Die an sich bizarren Figuren haben mich sofort in den Bann gezogen. Etwas unpassend fand ich teils sehr altbackene Wörter und Redewendungen im Text, die wahrscheinlich im englischen Original wesentlich mehr Sinn ergeben. Im Deutschen wirken sie deplatziert.
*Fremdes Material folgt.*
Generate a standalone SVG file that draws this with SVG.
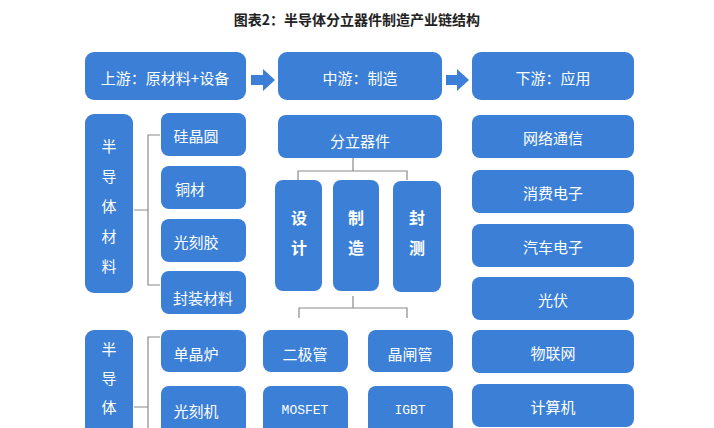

Über den Spannungsbogen muss ich zugeben, dass ich den Anfang und das Ende genial fand, in der Mitte mir aber zu wenig passierte. Auch das Ausschweifen des Journalisten zu den Panteras hat für mich keinen wesentlichen Beitrag geliefert. Hier hätte der Verlag eine Kürzung verlangen sollen, um die Handlung zu verdichten. Vermutlich hatten die Autoren eine Längenvorgabe, die sie einhalten mussten. Trotzdem hätte hier etwas straffer erzählt werden können. Auch kleine Logikfehler sind noch im Text. Am Anfang muss Chief Perelman seinen Hund erschießen. Jeder, der mal in den USA gelebt hat, weiß, wie sehr Amerikaner gewöhnlich an ihren Haustieren hängen. Eine gewisse Trauer der Figur des Chief um den Hund wäre verständlich gewesen. Stattdessen wird der Hund erst wieder im letzten Drittel des Texts erwähnt. Das passt einfach nicht richtig zusammen.
Trotzdem empfand ich den Thriller als sehr gelungen. Das Ende ist ein fulminanter Kracher, die Auflösung gut gemacht. Insbesondere Lesern, die Genuine Madness mochten, kann ich das Werk empfehlen, da der medizinische Aspekt nicht zu kurz kommt. Ocean – Insel des Grauens – rasantes Ende, interessant Figuren und ein kleiner Ausflug nach Florida.